The majority of customer service consists of us being reactive. Agents answer calls, customer questions and respond to external stimulus.
And although this is fine and perfectly acceptable, it’s time we take customer service a step further.
By being showing initiative and being proactive instead of reactive, we can more easily delight our customers as well as anticipate mishaps, and prevent instead of cure.
Public company updates
Even if your updates will benefit the customer, clients like to be aware of the changes they will encounter and loyal fans will want to try and test all your new features.
Keep them in the loop about the changes your company is going through which can potentially impact them and their experience with your brand.
Organizing an event? launching something new? Be loud about it.
And don’t count on people to remember the first time around. If you need them to take action (install an update, sign up for an event) proactively remind them. People are busy and easily forget. Your message might not have reached them at a convenient time the first time around and they might not have had the opportunity to take action. Be insistent and frequently, but gently nudge them.
When visiting your website
Reaching out through live chat lets visitors know you’re there should they need anything while they browse around.
This isn’t simply about offering live chat and letting customers contact you. Many chat programs offer live-monitoring software which allows you to see who is currently on your site, how long they’ve been on, and on what page as it’s happening. With such a wealth of information, you can make well-thought out moves to engage the visitor and get them to do what you need them to (whether it be to ask a question about your product, prices, delivery).
Proactive live chat can be used to address prospect clients on your website or if your product or service is online based, it can serve to assist customers while they use your product.
To provide them with useful information
WhatsApp and email are great tools to send useful information to your potential and existing clients. Valuable information doesn’t include pushing products or fun facts about your company. It means sending relevant sales, product tips and tricks, and perhaps even industry news that could be of interest.
You don’t want to be that pushy sales guy. You want to be the friend that gives a nudge and provides value when they need it the most. When the time comes and they’re ready to make a purchase, who do you think they will listen to?
To avoid customer complaints
Not everything always goes as planned. And that’s OK. But as a company, you have the responsibility to deliver a certain standard.
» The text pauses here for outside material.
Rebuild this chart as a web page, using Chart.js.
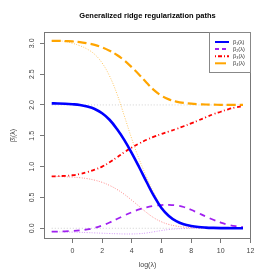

If for any reason that standard is not met, it’s up to you rectify before it causes widespread damage.
Believe it or not, customers are very forgiving if they know what to expect, even if it’s not the best news. Warning in advance and public apologies can save you from customer backlash which can easily spread like wildfire, harming your brand and extending to what would have been your potential and future clients.
On the web, forums, and social media
Customers don’t always talk about you on your networks or tag you properly. Or they could be looking for your services and don’t even know you exist.
This is where your powerful scouting talent can be put to good work. Search the web for potential opportunities including:
- Mentions of your brand name
- Mentions of misspellings of your brand
- Complaints of your competitors
- Questions regarding your sector or products/services you offer
Webinars, specialty forums, and groups as well as standard social media (Twitter, Facebook, Instagram, etc.) are great places to start your search.
TIP: An easy way to monitor activity without spending too much time is to set up alerts for keywords through your CRM.
To answer common customer questions
You’ve been in business for a while now and you have a pretty good idea of what your potential clients and existing customers ask for.
Create a proactive customer service system by offering self-service. As I love to say, help customers help themselves and make it easy for them to find the answers they are looking for. Tutorials, videos, forums, ebooks, accessible product demos and FAQ sections all work together to feed the self-help area of customer service.
Save them the hassle of having to call and write to you. Provide easy-to-find and multiple smart search options (“Did you mean…?”) If their answer doesn’t appear, offer alternative solutions. Whatever you do, remember that customers are lazy, the less they’re asked to do, the better.
Proactive customer service is the future of how we attend to our clients. Although we are currently more reactive, to excel and delight, we must increasingly begin to take more initiative and make that first step to reach out.